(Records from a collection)
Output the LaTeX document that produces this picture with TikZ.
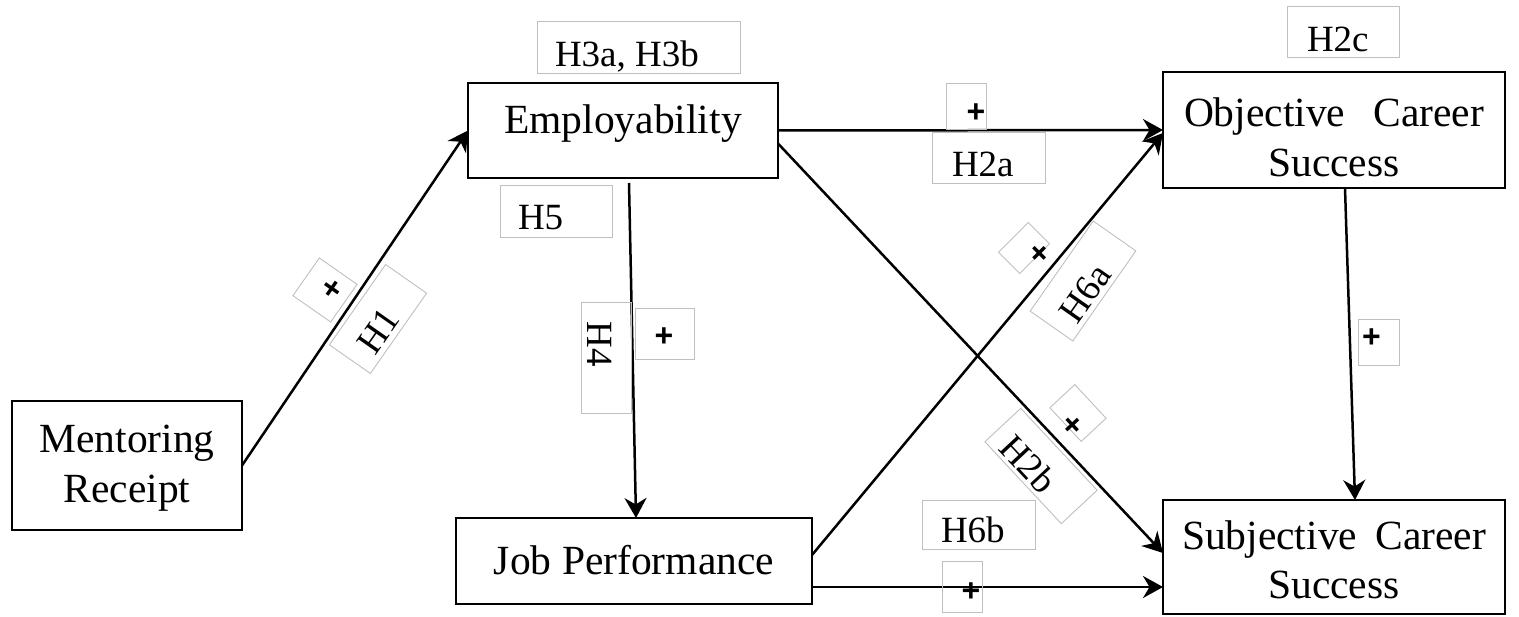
\documentclass[tikz,border=0pt]{standalone}
\usepackage{fontspec}
\setmainfont{Liberation Serif}
\newfontfamily\plusfam{Liberation Sans}
\usetikzlibrary{arrows.meta}
\newcommand\bfnt{\fontsize{41.5}{50}\selectfont}
\newcommand\lfnt{\fontsize{37}{40}\selectfont}
\newcommand\pfnt{\plusfam\bfseries\fontsize{32}{36}\selectfont}
\newcommand\twoln[2]{\vtop{\baselineskip=50pt\lineskiplimit=-100pt\lineskip=0pt\hbox to 0pt{\hss#1\hss}\hbox to 0pt{\hss#2\hss}}}
\newcommand\tlab[3]{\makebox[#1pt][l]{\hspace*{#2pt}#3}}
\newcommand\plab[3]{\makebox[#1pt][l]{\hspace*{#2pt}\raisebox{#3pt}{\makebox[18pt]{\pfnt+}}}}
\tikzset{
  box/.style={draw, line width=2.6pt, inner sep=0pt, outer sep=0pt, font=\bfnt},
  lb/.style={draw=black!25, line width=0.9pt, inner sep=0pt, outer sep=0pt, font=\lfnt},
  pl/.style={draw=black!25, line width=0.9pt, inner sep=0pt, outer sep=0pt, text depth=0pt},
  arr/.style={-{Stealth[length=20pt,width=22pt]}, line width=2.5pt}
}
\begin{document}
\begin{tikzpicture}[x=1pt,y=-1pt]
\useasboundingbox (0,0) rectangle (1519,617);
% main boxes
\node[box, minimum width=230pt, minimum height=129pt, text height=52pt, text depth=77pt] (men) at (127,465.5) {\twoln{Mentoring}{Receipt}};
\node[box, minimum width=310pt, minimum height=95pt, text height=51pt, text depth=44pt] (emp) at (623,130.5) {Employability};
\node[box, minimum width=356pt, minimum height=86pt, text height=56pt, text depth=30pt] (job) at (634,561) {Job Performance};
\node[box, minimum width=342pt, minimum height=116pt, text height=55pt, text depth=61pt] (obj) at (1334,130) {\twoln{\makebox[300pt][s]{Objective Career}}{Success}};
\node[box, minimum width=342pt, minimum height=114pt, text height=49pt, text depth=65pt] (subj) at (1334,557) {\twoln{\makebox[304pt][s]{Subjective Career}}{Success}};
% connectors
\draw[arr] (men.east) -- (emp.west);
\draw[arr] (emp.east) -- (obj.west);
\draw[arr] ([yshift=-13pt]emp.east) -- ([yshift=4pt]subj.west);
\draw[arr] ([xshift=6pt,yshift=-5pt]emp.south) -- ([xshift=2pt]job.north);
\draw[arr] ([yshift=6pt]job.east) -- ([yshift=-3pt]obj.west);
\draw[arr] ([yshift=-26pt]job.east) -- ([yshift=-30pt]subj.west);
\draw[arr] ([xshift=11pt]obj.south) -- ([xshift=21pt]subj.north);
% text labels
\node[lb, text height=46pt, text depth=6pt] (l3) at (638.5,47) {\tlab{203}{18}{H3a, H3b}};
\node[lb, text height=45pt, text depth=7pt] (l5) at (556,211) {\tlab{112}{18}{H5}};
\node[lb, text height=45pt, text depth=6pt] (l2a) at (988.5,157.5) {\tlab{113}{20}{H2a}};
\node[lb, text height=46pt, text depth=5pt] (l2c) at (1343,31.5) {\tlab{112}{20}{H2c}};
\node[lb, rotate=-90, text height=44pt, text depth=6pt] (l4) at (606,357.5) {\tlab{111}{20}{H4}};
\node[lb, text height=43pt, text depth=6pt] (l6b) at (978.5,524.5) {\tlab{113}{19}{H6b}};
\node[lb, rotate=55, text height=44pt, text depth=6pt] (l1) at (378,319) {\tlab{98}{17}{H1}};
\node[lb, rotate=55, text height=47pt, text depth=5pt] (l6a) at (1083,281) {\tlab{110}{15}{H6a}};
\node[lb, rotate=-47, text height=45pt, text depth=4pt] (l2b) at (1041,466) {\tlab{112}{14}{H2b}};
% plus labels
\node[pl, text height=46pt] (p2a) at (966,106) {\plab{40}{21}{6.5}};
\node[pl, text height=46pt] (p2c) at (1378.5,342) {\plab{41}{4.5}{17}};
\node[pl, text height=51pt] (p4) at (664.5,333.5) {\plab{59}{20}{12}};
\node[pl, text height=51pt] (p6b) at (962.5,586.5) {\plab{40}{19.5}{10.5}};
\node[pl, rotate=55, text height=46pt] (p1) at (325,290) {\plab{46}{19}{7}};
\node[pl, rotate=45, text height=30pt] (p6a) at (1024,248) {\plab{42}{19}{-10}};
\node[pl, rotate=-47, text height=34pt] (p2b) at (1078,413) {\plab{46}{19.4}{-5.8}};
\end{tikzpicture}
\end{document}
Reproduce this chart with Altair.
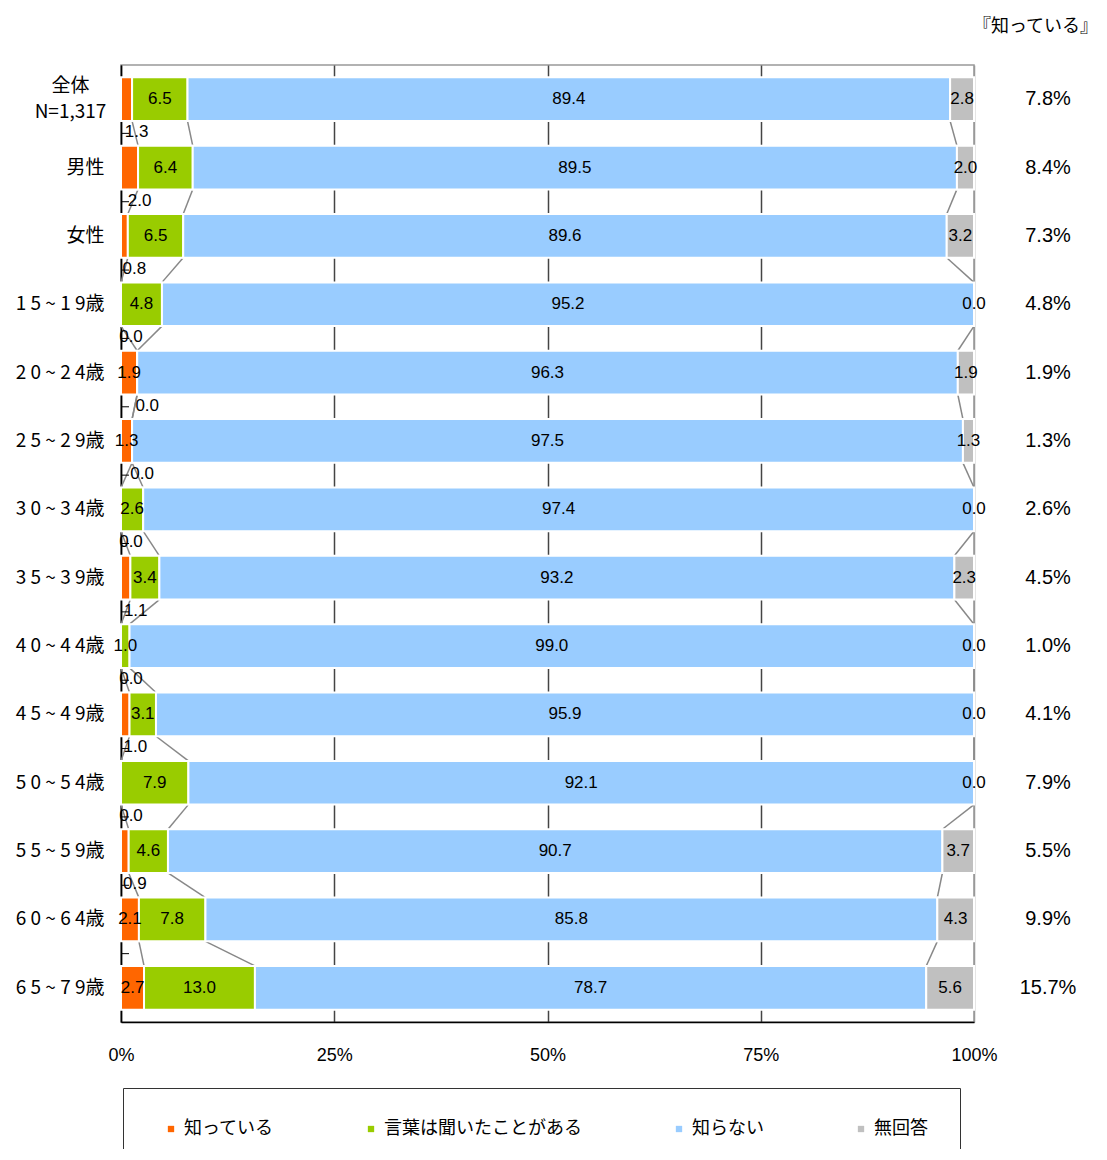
import altair as alt
import pandas as pd

categories = ["全体|N=1,317", "男性", "女性", "1 5 ~ 1 9歳", "2 0 ~ 2 4歳", "2 5 ~ 2 9歳",
              "3 0 ~ 3 4歳", "3 5 ~ 3 9歳", "4 0 ~ 4 4歳", "4 5 ~ 4 9歳", "5 0 ~ 5 4歳",
              "5 5 ~ 5 9歳", "6 0 ~ 6 4歳", "6 5 ~ 7 9歳"]
series = ["知っている", "言葉は聞いたことがある", "知らない", "無回答"]
colors = ["#FF6600", "#99CC00", "#99CCFF", "#C0C0C0"]
know = [1.3, 2.0, 0.8, 0.0, 1.9, 1.3, 0.0, 1.1, 0.0, 1.0, 0.0, 0.9, 2.1, 2.7]
heard = [6.5, 6.4, 6.5, 4.8, 0.0, 0.0, 2.6, 3.4, 1.0, 3.1, 7.9, 4.6, 7.8, 13.0]
dont_know = [89.4, 89.5, 89.6, 95.2, 96.3, 97.5, 97.4, 93.2, 99.0, 95.9, 92.1, 90.7, 85.8, 78.7]
no_answer = [2.8, 2.0, 3.2, 0.0, 1.9, 1.3, 0.0, 2.3, 0.0, 0.0, 0.0, 3.7, 4.3, 5.6]
known_total = ["7.8%", "8.4%", "7.3%", "4.8%", "1.9%", "1.3%", "2.6%", "4.5%", "1.0%",
               "4.1%", "7.9%", "5.5%", "9.9%", "15.7%"]
header = "『知っている』"
# (row index, series index) whose value label sits below the bar
below_labels = [(0, 0), (1, 0), (2, 0), (3, 0), (4, 1), (5, 1), (6, 0), (7, 0),
                (8, 0), (9, 0), (10, 0), (11, 0)]

values = [know, heard, dont_know, no_answer]
rows = []
ends = []
for i, cat in enumerate(categories):
    total = sum(v[i] for v in values)
    cum = 0.0
    row_ends = []
    for k, s in enumerate(series):
        v = values[k][i]
        start = cum
        cum += v / total * 100
        row_ends.append(cum)
        rows.append({"row": cat, "series": s, "value": v, "start": start, "end": cum,
                     "mid": (start + cum) / 2, "below": (i, k) in below_labels, "order": k})
    ends.append(row_ends)
df = pd.DataFrame(rows)

conn = []
for i in range(len(categories) - 1):
    for k in range(3):
        conn.append({"row": categories[i], "row_next": categories[i + 1],
                     "x": ends[i][k], "x2": ends[i + 1][k]})
conn_df = pd.DataFrame(conn)
tot_df = pd.DataFrame({"row": categories, "total": known_total})
tick_df = pd.DataFrame({"row": categories[1:]})
head_df = pd.DataFrame({"t": [header]})

yscale = alt.Scale(domain=categories, paddingInner=0.36, paddingOuter=0.18)
xscale = alt.Scale(domain=[0, 100], nice=False)
multi = "indexof(datum.value, '|') >= 0"

bars = alt.Chart(df).mark_bar(stroke="white", strokeWidth=2).encode(
    x=alt.X("start:Q", scale=xscale,
            axis=alt.Axis(values=[0, 25, 50, 75, 100], labelExpr="datum.value + '%'",
                          title=None, tickSize=0, labelPadding=24, labelFontSize=18,
                          labelFont="Liberation Sans", labelColor="#000", labelFlush=False,
                          domainColor="#000", domainWidth=1.5,
                          grid=True,
                          gridColor={"condition": {"test": "datum.value == 100", "value": "#999999"},
                                     "value": "#444444"},
                          gridWidth=1.5)),
    x2="end:Q",
    y=alt.Y("row:N", scale=yscale,
            axis=alt.Axis(title=None, ticks=False, labelFontSize=19,
                          labelFont="Noto Sans CJK JP", labelColor="#000",
                          labelExpr="split(datum.label, '|')", labelLineHeight=26,
                          labelPadding={"condition": {"test": multi, "value": 51}, "value": 17},
                          labelAlign={"condition": {"test": multi, "value": "center"}, "value": "right"},
                          labelOffset={"condition": {"test": multi, "value": -13}, "value": 0},
                          domainColor="#000", domainWidth=1.5)),
    color=alt.Color("series:N", scale=alt.Scale(domain=series, range=colors),
                    legend=alt.Legend(title=None, orient="none", legendX=2, legendY=1023,
                                      direction="horizontal", columns=4, columnPadding=81,
                                      padding=32, strokeColor="#333", symbolType="square",
                                      symbolSize=40, symbolStrokeWidth=0, labelLimit=400,
                                      labelFontSize=18, labelFont="Noto Sans CJK JP",
                                      labelColor="#000", symbolOffset=7)),
    order=alt.Order("order:Q"),
)

inside = alt.Chart(df).transform_filter("!datum.below").mark_text(
    fontSize=17, font="Liberation Sans", color="#000").encode(
    x=alt.X("mid:Q", scale=xscale),
    y=alt.Y("row:N", scale=yscale),
    text=alt.Text("value:Q", format=".1f"),
)

below = alt.Chart(df).transform_filter("datum.below").mark_text(
    fontSize=17, font="Liberation Sans", color="#000", dx=10, dy=33).encode(
    x=alt.X("mid:Q", scale=xscale),
    y=alt.Y("row:N", scale=yscale),
    text=alt.Text("value:Q", format=".1f"),
)

connectors = alt.Chart(conn_df).mark_rule(color="#888888", strokeWidth=1.5).encode(
    x=alt.X("x:Q", scale=xscale),
    x2="x2:Q",
    y=alt.Y("row:N", scale=yscale, bandPosition=1),
    y2=alt.Y2("row_next:N", bandPosition=0),
)

ticks = alt.Chart(tick_df).mark_rule(color="#000", strokeWidth=1, yOffset=-12.3).encode(
    x=alt.value(0), x2=alt.value(8),
    y=alt.Y("row:N", scale=yscale, bandPosition=0),
)

totals = alt.Chart(tot_df).mark_text(fontSize=20, font="Liberation Sans", color="#000").encode(
    x=alt.value(927),
    y=alt.Y("row:N", scale=yscale),
    text="total:N",
)

head = alt.Chart(head_df).mark_text(fontSize=18, font="Noto Sans CJK JP", color="#000",
                                    align="right").encode(
    x=alt.value(977), y=alt.value(-38), text="t:N")

chart = alt.layer(connectors, bars, inside, below, ticks, totals, head).properties(
    width=853, height=957,
    autosize=alt.AutoSizeParams(type="none"),
    padding={"left": 113, "top": 57, "right": 124, "bottom": 127},
).configure_view(stroke="#999999", strokeWidth=1.5)

chart.save("out.html", embed_options={"renderer": "svg", "actions": False})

### Instructions for the task
Copy out only the lines from the one containing "Reproduce this chart with Altair." through the one containing "df = pd.DataFrame(rows)", exactly, with both ends. Any picture is left out.

### Reply to the exercise
Reproduce this chart with Altair.
import altair as alt
import pandas as pd

categories = ["全体|N=1,317", "男性", "女性", "1 5 ~ 1 9歳", "2 0 ~ 2 4歳", "2 5 ~ 2 9歳",
              "3 0 ~ 3 4歳", "3 5 ~ 3 9歳", "4 0 ~ 4 4歳", "4 5 ~ 4 9歳", "5 0 ~ 5 4歳",
              "5 5 ~ 5 9歳", "6 0 ~ 6 4歳", "6 5 ~ 7 9歳"]
series = ["知っている", "言葉は聞いたことがある", "知らない", "無回答"]
colors = ["#FF6600", "#99CC00", "#99CCFF", "#C0C0C0"]
know = [1.3, 2.0, 0.8, 0.0, 1.9, 1.3, 0.0, 1.1, 0.0, 1.0, 0.0, 0.9, 2.1, 2.7]
heard = [6.5, 6.4, 6.5, 4.8, 0.0, 0.0, 2.6, 3.4, 1.0, 3.1, 7.9, 4.6, 7.8, 13.0]
dont_know = [89.4, 89.5, 89.6, 95.2, 96.3, 97.5, 97.4, 93.2, 99.0, 95.9, 92.1, 90.7, 85.8, 78.7]
no_answer = [2.8, 2.0, 3.2, 0.0, 1.9, 1.3, 0.0, 2.3, 0.0, 0.0, 0.0, 3.7, 4.3, 5.6]
known_total = ["7.8%", "8.4%", "7.3%", "4.8%", "1.9%", "1.3%", "2.6%", "4.5%", "1.0%",
               "4.1%", "7.9%", "5.5%", "9.9%", "15.7%"]
header = "『知っている』"
# (row index, series index) whose value label sits below the bar
below_labels = [(0, 0), (1, 0), (2, 0), (3, 0), (4, 1), (5, 1), (6, 0), (7, 0),
                (8, 0), (9, 0), (10, 0), (11, 0)]

values = [know, heard, dont_know, no_answer]
rows = []
ends = []
for i, cat in enumerate(categories):
    total = sum(v[i] for v in values)
    cum = 0.0
    row_ends = []
    for k, s in enumerate(series):
        v = values[k][i]
        start = cum
        cum += v / total * 100
        row_ends.append(cum)
        rows.append({"row": cat, "series": s, "value": v, "start": start, "end": cum,
                     "mid": (start + cum) / 2, "below": (i, k) in below_labels, "order": k})
    ends.append(row_ends)
df = pd.DataFrame(rows)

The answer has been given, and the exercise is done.